## SOURCE EXCERPT
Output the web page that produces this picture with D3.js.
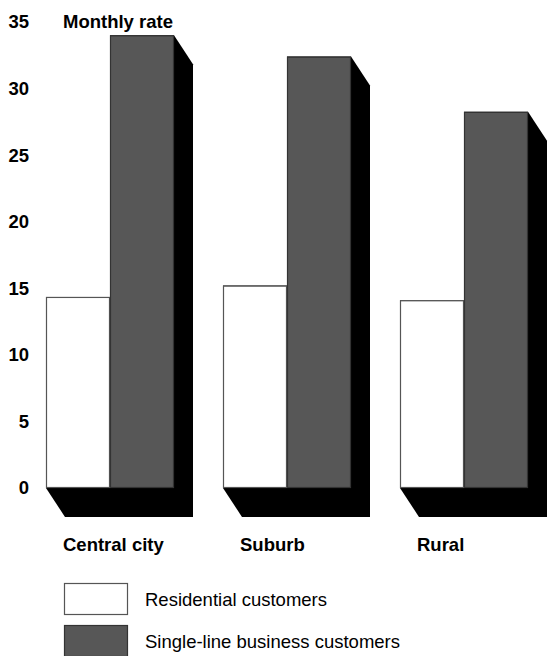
<!DOCTYPE html>
<html>
<head>
<meta charset="utf-8">
<script src="https://cdn.jsdelivr.net/npm/d3@7"></script>
<style>
  html, body { margin: 0; padding: 0; background: #fff; }
  svg { display: block; font-family: "Liberation Sans", Arial, Helvetica, sans-serif; }
</style>
</head>
<body>
<svg id="chart" width="551" height="656"></svg>
<script>
// Monthly telephone rates by area and customer type
const categories = ["Central city", "Suburb", "Rural"];
const seriesNames = ["Residential customers", "Single-line business customers"];
const residential = [14.35, 15.2, 14.1];
const business = [34.0, 32.4, 28.25];
const yTicks = [0, 5, 10, 15, 20, 25, 30, 35];
const yTitle = "Monthly rate";

const seriesColors = ["#ffffff", "#575757"];
const seriesStroke = ["#555555", "#333333"];
const depth = { dx: 19, dy: 29 };
const fontSize = 18.5;

const svg = d3.select("#chart");

const x = d3.scaleBand()
  .domain(categories)
  .range([46, 528])
  .paddingInner(49 / 177)
  .paddingOuter(0);

const xInner = d3.scaleBand()
  .domain(seriesNames)
  .range([0, x.bandwidth()])
  .padding(0);

const y = d3.scaleLinear().domain([0, 35]).range([488, 22]);

const rows = categories.map((c, i) => ({
  category: c,
  values: [residential[i], business[i]]
}));

// Extruded black depth behind each bar
const shadows = svg.append("g").attr("class", "depth");
rows.forEach(row => {
  row.values.forEach((v, j) => {
    const x0 = x(row.category) + xInner(seriesNames[j]);
    const x1 = x0 + xInner.bandwidth();
    const yt = y(v), y0 = y(0);
    const pts = [
      [x0, yt], [x1, yt], [x1 + depth.dx, yt + depth.dy],
      [x1 + depth.dx, y0 + depth.dy], [x0 + depth.dx, y0 + depth.dy], [x0, y0]
    ];
    shadows.append("polygon")
      .attr("points", pts.map(p => p.join(",")).join(" "))
      .attr("fill", "#000");
  });
});

// Bar faces
const groups = svg.append("g").selectAll("g")
  .data(rows).join("g")
  .attr("transform", d => `translate(${x(d.category)},0)`);

groups.selectAll("rect")
  .data(d => d.values.map((v, j) => ({ v, j })))
  .join("rect")
  .attr("x", d => xInner(seriesNames[d.j]) + 0.5)
  .attr("y", d => y(d.v) + 0.5)
  .attr("width", xInner.bandwidth() - 1)
  .attr("height", d => y(0) - y(d.v) - 1)
  .attr("fill", d => seriesColors[d.j])
  .attr("stroke", d => seriesStroke[d.j])
  .attr("stroke-width", 1.2);

// Y axis labels only
const yAxis = svg.append("g")
  .attr("transform", "translate(29,0)")
  .call(d3.axisLeft(y).tickValues(yTicks).tickSize(0).tickPadding(0));
yAxis.select(".domain").remove();
yAxis.selectAll("text")
  .attr("font-family", "Liberation Sans, Arial, sans-serif")
  .attr("font-size", fontSize)
  .attr("font-weight", "bold")
  .attr("fill", "#000");

svg.append("text")
  .attr("x", 63)
  .attr("y", y(35))
  .attr("dy", "0.35em")
  .attr("font-size", fontSize)
  .attr("font-weight", "bold")
  .text(yTitle);

// Category labels
svg.append("g").selectAll("text")
  .data(categories).join("text")
  .attr("x", d => x(d) + 17)
  .attr("y", 551)
  .attr("font-size", fontSize)
  .attr("font-weight", "bold")
  .text(d => d);

// Legend
const legend = svg.append("g").selectAll("g")
  .data(seriesNames).join("g")
  .attr("transform", (d, i) => `translate(64,${583 + i * 42})`);
legend.append("rect")
  .attr("x", 0.5).attr("y", 0.5)
  .attr("width", 63).attr("height", 31)
  .attr("fill", (d, i) => seriesColors[i])
  .attr("stroke", (d, i) => seriesStroke[i])
  .attr("stroke-width", 1.2);
legend.append("text")
  .attr("x", 81)
  .attr("y", 17)
  .attr("dy", "0.35em")
  .attr("font-size", fontSize)
  .text(d => d);
</script>
</body>
</html>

## TASK DESCRIPTION
Write out the whole listing again, exactly, with no pictures.

## FULL ANSWER
Output the web page that produces this picture with D3.js.
<!DOCTYPE html>
<html>
<head>
<meta charset="utf-8">
<script src="https://cdn.jsdelivr.net/npm/d3@7"></script>
<style>
  html, body { margin: 0; padding: 0; background: #fff; }
  svg { display: block; font-family: "Liberation Sans", Arial, Helvetica, sans-serif; }
</style>
</head>
<body>
<svg id="chart" width="551" height="656"></svg>
<script>
// Monthly telephone rates by area and customer type
const categories = ["Central city", "Suburb", "Rural"];
const seriesNames = ["Residential customers", "Single-line business customers"];
const residential = [14.35, 15.2, 14.1];
const business = [34.0, 32.4, 28.25];
const yTicks = [0, 5, 10, 15, 20, 25, 30, 35];
const yTitle = "Monthly rate";

const seriesColors = ["#ffffff", "#575757"];
const seriesStroke = ["#555555", "#333333"];
const depth = { dx: 19, dy: 29 };
const fontSize = 18.5;

const svg = d3.select("#chart");

const x = d3.scaleBand()
  .domain(categories)
  .range([46, 528])
  .paddingInner(49 / 177)
  .paddingOuter(0);

const xInner = d3.scaleBand()
  .domain(seriesNames)
  .range([0, x.bandwidth()])
  .padding(0);

const y = d3.scaleLinear().domain([0, 35]).range([488, 22]);

const rows = categories.map((c, i) => ({
  category: c,
  values: [residential[i], business[i]]
}));

// Extruded black depth behind each bar
const shadows = svg.append("g").attr("class", "depth");
rows.forEach(row => {
  row.values.forEach((v, j) => {
    const x0 = x(row.category) + xInner(seriesNames[j]);
    const x1 = x0 + xInner.bandwidth();
    const yt = y(v), y0 = y(0);
    const pts = [
      [x0, yt], [x1, yt], [x1 + depth.dx, yt + depth.dy],
      [x1 + depth.dx, y0 + depth.dy], [x0 + depth.dx, y0 + depth.dy], [x0, y0]
    ];
    shadows.append("polygon")
      .attr("points", pts.map(p => p.join(",")).join(" "))
      .attr("fill", "#000");
  });
});

// Bar faces
const groups = svg.append("g").selectAll("g")
  .data(rows).join("g")
  .attr("transform", d => `translate(${x(d.category)},0)`);

groups.selectAll("rect")
  .data(d => d.values.map((v, j) => ({ v, j })))
  .join("rect")
  .attr("x", d => xInner(seriesNames[d.j]) + 0.5)
  .attr("y", d => y(d.v) + 0.5)
  .attr("width", xInner.bandwidth() - 1)
  .attr("height", d => y(0) - y(d.v) - 1)
  .attr("fill", d => seriesColors[d.j])
  .attr("stroke", d => seriesStroke[d.j])
  .attr("stroke-width", 1.2);

// Y axis labels only
const yAxis = svg.append("g")
  .attr("transform", "translate(29,0)")
  .call(d3.axisLeft(y).tickValues(yTicks).tickSize(0).tickPadding(0));
yAxis.select(".domain").remove();
yAxis.selectAll("text")
  .attr("font-family", "Liberation Sans, Arial, sans-serif")
  .attr("font-size", fontSize)
  .attr("font-weight", "bold")
  .attr("fill", "#000");

svg.append("text")
  .attr("x", 63)
  .attr("y", y(35))
  .attr("dy", "0.35em")
  .attr("font-size", fontSize)
  .attr("font-weight", "bold")
  .text(yTitle);

// Category labels
svg.append("g").selectAll("text")
  .data(categories).join("text")
  .attr("x", d => x(d) + 17)
  .attr("y", 551)
  .attr("font-size", fontSize)
  .attr("font-weight", "bold")
  .text(d => d);

// Legend
const legend = svg.append("g").selectAll("g")
  .data(seriesNames).join("g")
  .attr("transform", (d, i) => `translate(64,${583 + i * 42})`);
legend.append("rect")
  .attr("x", 0.5).attr("y", 0.5)
  .attr("width", 63).attr("height", 31)
  .attr("fill", (d, i) => seriesColors[i])
  .attr("stroke", (d, i) => seriesStroke[i])
  .attr("stroke-width", 1.2);
legend.append("text")
  .attr("x", 81)
  .attr("y", 17)
  .attr("dy", "0.35em")
  .attr("font-size", fontSize)
  .text(d => d);
</script>
</body>
</html>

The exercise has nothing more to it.